## What you are asked to do
Return each line of the data below verbatim; pictures are to be left out.

• • •

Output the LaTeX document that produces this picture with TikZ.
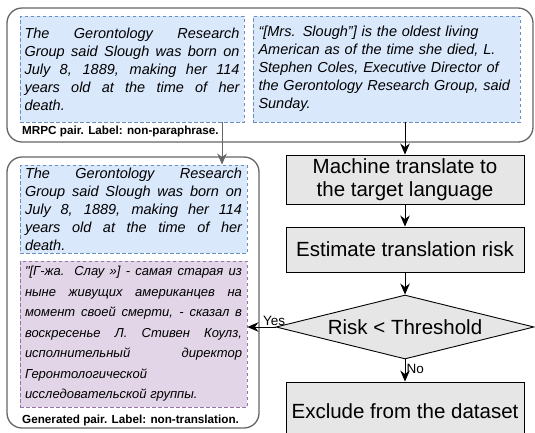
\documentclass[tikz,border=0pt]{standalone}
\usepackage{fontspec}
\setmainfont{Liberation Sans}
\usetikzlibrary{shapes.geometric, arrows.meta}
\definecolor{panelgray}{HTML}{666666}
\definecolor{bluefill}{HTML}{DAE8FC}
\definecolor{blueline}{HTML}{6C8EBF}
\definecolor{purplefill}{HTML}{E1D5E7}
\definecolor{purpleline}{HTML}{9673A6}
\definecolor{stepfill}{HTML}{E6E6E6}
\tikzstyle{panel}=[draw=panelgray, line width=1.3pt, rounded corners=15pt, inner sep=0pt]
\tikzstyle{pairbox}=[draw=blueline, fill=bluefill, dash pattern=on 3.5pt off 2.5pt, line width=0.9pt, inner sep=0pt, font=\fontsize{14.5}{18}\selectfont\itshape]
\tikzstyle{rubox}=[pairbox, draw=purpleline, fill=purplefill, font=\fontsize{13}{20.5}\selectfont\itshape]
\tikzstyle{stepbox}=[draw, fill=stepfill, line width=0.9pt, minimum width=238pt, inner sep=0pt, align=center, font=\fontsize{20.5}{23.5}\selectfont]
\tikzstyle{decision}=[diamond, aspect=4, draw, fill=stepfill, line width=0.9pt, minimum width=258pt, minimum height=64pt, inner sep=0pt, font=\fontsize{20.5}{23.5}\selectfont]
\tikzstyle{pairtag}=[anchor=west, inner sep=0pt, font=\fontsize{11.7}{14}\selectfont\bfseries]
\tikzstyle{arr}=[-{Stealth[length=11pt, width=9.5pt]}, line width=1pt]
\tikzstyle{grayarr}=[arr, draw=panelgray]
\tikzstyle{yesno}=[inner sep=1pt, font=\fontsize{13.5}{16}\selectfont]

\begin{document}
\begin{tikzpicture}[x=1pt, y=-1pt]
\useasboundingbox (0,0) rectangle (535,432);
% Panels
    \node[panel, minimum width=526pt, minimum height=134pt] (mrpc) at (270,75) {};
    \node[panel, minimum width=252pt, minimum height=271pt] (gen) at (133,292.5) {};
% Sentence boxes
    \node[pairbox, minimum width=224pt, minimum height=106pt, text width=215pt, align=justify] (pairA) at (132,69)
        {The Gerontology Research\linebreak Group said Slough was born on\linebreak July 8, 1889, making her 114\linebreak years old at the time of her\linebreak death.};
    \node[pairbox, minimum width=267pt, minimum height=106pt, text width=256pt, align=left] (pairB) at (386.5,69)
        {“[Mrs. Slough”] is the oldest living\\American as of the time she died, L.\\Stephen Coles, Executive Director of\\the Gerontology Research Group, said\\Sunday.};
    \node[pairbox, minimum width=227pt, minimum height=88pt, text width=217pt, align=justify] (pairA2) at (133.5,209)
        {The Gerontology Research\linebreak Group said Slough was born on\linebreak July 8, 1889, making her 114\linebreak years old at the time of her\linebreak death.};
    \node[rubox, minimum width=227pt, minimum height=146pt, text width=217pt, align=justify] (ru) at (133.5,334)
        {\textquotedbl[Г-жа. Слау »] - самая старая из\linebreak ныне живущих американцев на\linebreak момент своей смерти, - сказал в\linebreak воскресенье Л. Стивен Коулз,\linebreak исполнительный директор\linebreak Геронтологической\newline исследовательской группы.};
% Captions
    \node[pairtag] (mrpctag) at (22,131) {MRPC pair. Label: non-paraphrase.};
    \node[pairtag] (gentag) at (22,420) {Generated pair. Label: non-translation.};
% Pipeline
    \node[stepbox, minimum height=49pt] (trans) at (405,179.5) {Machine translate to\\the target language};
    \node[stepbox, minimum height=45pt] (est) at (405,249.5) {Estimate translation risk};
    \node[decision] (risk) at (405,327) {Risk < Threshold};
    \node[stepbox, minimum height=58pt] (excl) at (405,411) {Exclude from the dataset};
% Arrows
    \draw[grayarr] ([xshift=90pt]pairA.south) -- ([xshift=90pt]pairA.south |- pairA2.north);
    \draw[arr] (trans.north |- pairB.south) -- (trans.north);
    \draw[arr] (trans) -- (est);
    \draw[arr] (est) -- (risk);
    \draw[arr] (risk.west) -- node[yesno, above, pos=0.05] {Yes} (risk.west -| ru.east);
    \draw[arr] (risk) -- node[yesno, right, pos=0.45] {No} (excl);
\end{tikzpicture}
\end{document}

• • •

## Task output
Output the LaTeX document that produces this picture with TikZ.
\documentclass[tikz,border=0pt]{standalone}
\usepackage{fontspec}
\setmainfont{Liberation Sans}
\usetikzlibrary{shapes.geometric, arrows.meta}
\definecolor{panelgray}{HTML}{666666}
\definecolor{bluefill}{HTML}{DAE8FC}
\definecolor{blueline}{HTML}{6C8EBF}
\definecolor{purplefill}{HTML}{E1D5E7}
\definecolor{purpleline}{HTML}{9673A6}
\definecolor{stepfill}{HTML}{E6E6E6}
\tikzstyle{panel}=[draw=panelgray, line width=1.3pt, rounded corners=15pt, inner sep=0pt]
\tikzstyle{pairbox}=[draw=blueline, fill=bluefill, dash pattern=on 3.5pt off 2.5pt, line width=0.9pt, inner sep=0pt, font=\fontsize{14.5}{18}\selectfont\itshape]
\tikzstyle{rubox}=[pairbox, draw=purpleline, fill=purplefill, font=\fontsize{13}{20.5}\selectfont\itshape]
\tikzstyle{stepbox}=[draw, fill=stepfill, line width=0.9pt, minimum width=238pt, inner sep=0pt, align=center, font=\fontsize{20.5}{23.5}\selectfont]
\tikzstyle{decision}=[diamond, aspect=4, draw, fill=stepfill, line width=0.9pt, minimum width=258pt, minimum height=64pt, inner sep=0pt, font=\fontsize{20.5}{23.5}\selectfont]
\tikzstyle{pairtag}=[anchor=west, inner sep=0pt, font=\fontsize{11.7}{14}\selectfont\bfseries]
\tikzstyle{arr}=[-{Stealth[length=11pt, width=9.5pt]}, line width=1pt]
\tikzstyle{grayarr}=[arr, draw=panelgray]
\tikzstyle{yesno}=[inner sep=1pt, font=\fontsize{13.5}{16}\selectfont]

\begin{document}
\begin{tikzpicture}[x=1pt, y=-1pt]
\useasboundingbox (0,0) rectangle (535,432);
% Panels
    \node[panel, minimum width=526pt, minimum height=134pt] (mrpc) at (270,75) {};
    \node[panel, minimum width=252pt, minimum height=271pt] (gen) at (133,292.5) {};
% Sentence boxes
    \node[pairbox, minimum width=224pt, minimum height=106pt, text width=215pt, align=justify] (pairA) at (132,69)
        {The Gerontology Research\linebreak Group said Slough was born on\linebreak July 8, 1889, making her 114\linebreak years old at the time of her\linebreak death.};
    \node[pairbox, minimum width=267pt, minimum height=106pt, text width=256pt, align=left] (pairB) at (386.5,69)
        {“[Mrs. Slough”] is the oldest living\\American as of the time she died, L.\\Stephen Coles, Executive Director of\\the Gerontology Research Group, said\\Sunday.};
    \node[pairbox, minimum width=227pt, minimum height=88pt, text width=217pt, align=justify] (pairA2) at (133.5,209)
        {The Gerontology Research\linebreak Group said Slough was born on\linebreak July 8, 1889, making her 114\linebreak years old at the time of her\linebreak death.};
    \node[rubox, minimum width=227pt, minimum height=146pt, text width=217pt, align=justify] (ru) at (133.5,334)
        {\textquotedbl[Г-жа. Слау »] - самая старая из\linebreak ныне живущих американцев на\linebreak момент своей смерти, - сказал в\linebreak воскресенье Л. Стивен Коулз,\linebreak исполнительный директор\linebreak Геронтологической\newline исследовательской группы.};
% Captions
    \node[pairtag] (mrpctag) at (22,131) {MRPC pair. Label: non-paraphrase.};
    \node[pairtag] (gentag) at (22,420) {Generated pair. Label: non-translation.};
% Pipeline
    \node[stepbox, minimum height=49pt] (trans) at (405,179.5) {Machine translate to\\the target language};
    \node[stepbox, minimum height=45pt] (est) at (405,249.5) {Estimate translation risk};
    \node[decision] (risk) at (405,327) {Risk < Threshold};
    \node[stepbox, minimum height=58pt] (excl) at (405,411) {Exclude from the dataset};
% Arrows
    \draw[grayarr] ([xshift=90pt]pairA.south) -- ([xshift=90pt]pairA.south |- pairA2.north);
    \draw[arr] (trans.north |- pairB.south) -- (trans.north);
    \draw[arr] (trans) -- (est);
    \draw[arr] (est) -- (risk);
    \draw[arr] (risk.west) -- node[yesno, above, pos=0.05] {Yes} (risk.west -| ru.east);
    \draw[arr] (risk) -- node[yesno, right, pos=0.45] {No} (excl);
\end{tikzpicture}
\end{document}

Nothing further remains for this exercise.